CRE8AD8, which received contracts worth $39 million, specialized in wedding and event planning.

USDA personnel told the committee they did not contact the professional references bidders provided on their applications to confirm the bidder’s experience.

In the references section of Ben Holtz’ bid proposal, the contractor wrote: ‘I don’t have any.’

The panel also charged the vendors with contributing to ‘food waste’ by failing to provide timely deliveries, delivering food in unsafe packaging, and pressuring recipients to accept more food than they could reasonably distribute or store.

One nonprofit director said YEGG once delivered 2,500 more gallons of milk than planned, adding: ‘I had to pay for that refrigeration out of my own pocket.’

Another recipient said of CRE8AD8: ‘They didn’t understand that you couldn’t send us bad food and expect us to take it.’

Recipient nonprofits also the panel that contractors delivered ‘rotten food and wet or collapsing boxes,’ provided large amounts of commercially packaged meat inappropriate for family consumption, or delivered produce at temperatures that presented a ‘food safety issue.’

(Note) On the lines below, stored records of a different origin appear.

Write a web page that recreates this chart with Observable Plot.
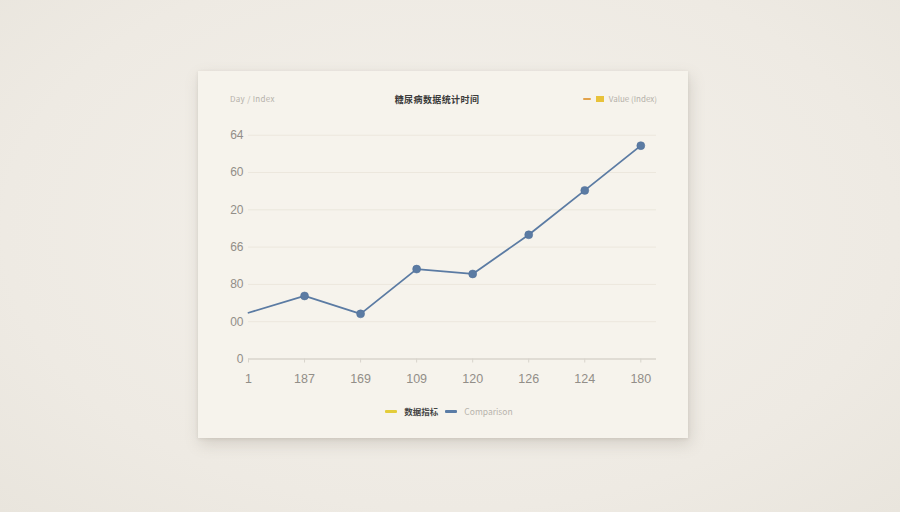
<!DOCTYPE html>
<html>
<head>
<meta charset="utf-8">
<script src="https://cdn.jsdelivr.net/npm/d3@7"></script>
<script src="https://cdn.jsdelivr.net/npm/@observablehq/plot@0.6"></script>
<style>
  html, body { margin: 0; padding: 0; }
  body {
    width: 900px; height: 512px; overflow: hidden; position: relative;
    background: radial-gradient(ellipse at 50% 45%, #f4f1eb 0%, #eeeae3 70%, #e9e5dd 100%);
    font-family: "Noto Sans CJK SC", "Noto Sans", sans-serif;
  }
  #card {
    position: absolute; left: 198px; top: 71px; width: 490px; height: 367px;
    background: #f6f3ec;
    box-shadow: 2px 6px 14px rgba(120,110,95,0.22), 0 1px 3px rgba(120,110,95,0.15);
  }
  #plot { position: absolute; left: 0; top: 0; }
  .t { position: absolute; white-space: nowrap; line-height: 1; }
  #title { left: -6px; width: 490px; top: 24px; text-align: center; font-size: 9px; color: #3a3a3a; font-weight: bold; letter-spacing: 0.4px; }
  #ylab { left: 32px; top: 24px; font-size: 8px; color: #b5b1aa; letter-spacing: 0.3px; }
  #toplegend { right: 31px; top: 24px; font-size: 8px; color: #b5b1aa; display: flex; align-items: center; gap: 5px; }
  #botlegend { left: 6px; width: 490px; top: 336px; display: flex; justify-content: center; align-items: center; gap: 7px; font-size: 8.5px; }
  .dash { display: inline-block; width: 12px; height: 2.5px; border-radius: 1px; }
  .sq { display: inline-block; width: 8px; height: 6px; }
</style>
</head>
<body>
<div id="card">
  <div id="plot"></div>
  <div class="t" id="ylab">Day / Index</div>
  <div class="t" id="title">糖尿病数据统计时间</div>
  <div class="t" id="toplegend"><span class="dash" style="background:#e2a24a;width:8px"></span><span class="sq" style="background:#e8c23a"></span><span>Value (Index)</span></div>
  <div class="t" id="botlegend">
    <span class="dash" style="background:#e3cc3a"></span><span style="color:#444;font-weight:bold">数据指标</span>
    <span class="dash" style="background:#5a7ca6"></span><span style="color:#b8b4ad">Comparison</span>
  </div>
</div>
<script>
// Data
const xLabels = ["1", "187", "169", "109", "120", "126", "124", "180"];
const values  = [1.24, 1.69, 1.21, 2.41, 2.28, 3.33, 4.52, 5.72];
const yTickLabels = ["0", "00", "80", "66", "20", "60", "64"];

const data = values.map((v, i) => ({i, v}));
const yTicks = yTickLabels.map((_, k) => k);
const xTicks = xLabels.map((_, k) => k);

const chart = Plot.plot({
  width: 490,
  height: 330,
  marginLeft: 50,
  marginRight: 32,
  marginTop: 63.7,
  marginBottom: 42.5,
  style: { background: "transparent", fontFamily: "'Liberation Sans', 'DejaVu Sans', sans-serif" },
  x: { domain: [0, 7.28], label: null },
  y: { domain: [0, 6], label: null },
  marks: [
    Plot.ruleY(yTicks.filter(d => d > 0), { x1: 0, x2: 7.28, stroke: "#ece7dd", strokeWidth: 1 }),
    Plot.ruleY([0], { x1: 0, x2: 7.28, stroke: "#d8d4cc", strokeWidth: 1.5 }),
    Plot.axisX({ ticks: xTicks, tickFormat: (d) => xLabels[d], label: null, tickSize: 4, tickPadding: 11, stroke: "#d8d4cc", fill: "#928e88", fontSize: 12.5 }),
    Plot.axisY({ ticks: yTicks, tickFormat: (d) => yTickLabels[d], label: null, tickSize: 0, tickPadding: 5, fill: "#928e88", fontSize: 12 }),
    Plot.line(data, { x: "i", y: "v", stroke: "#5b7ba3", strokeWidth: 1.8 }),
    Plot.dot(data.filter(d => d.i > 0), { x: "i", y: "v", r: 4, fill: "#5b7ba3", stroke: "#4f6f98", strokeWidth: 0.5 })
  ]
});
document.getElementById("plot").appendChild(chart);
</script>
</body>
</html>
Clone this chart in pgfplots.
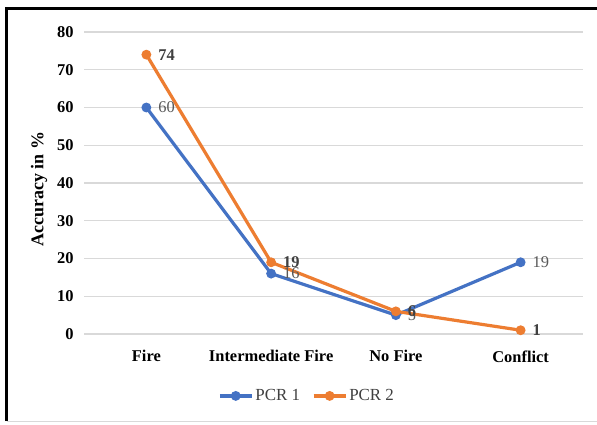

Profits for the contractors were large.

CRE8AD8, which was ultimately paid $31.5 million in taxpayer funds, said its profits were between 10 and 25 percent – a total of $3.1 million to $7.75 million for one month of deliveries.

Yegg repeatedly charged taxpayers a 50 percent markup on the amount that is paid to a dairy for milk boxes, despite acting as little more than a middleman, the panel charged.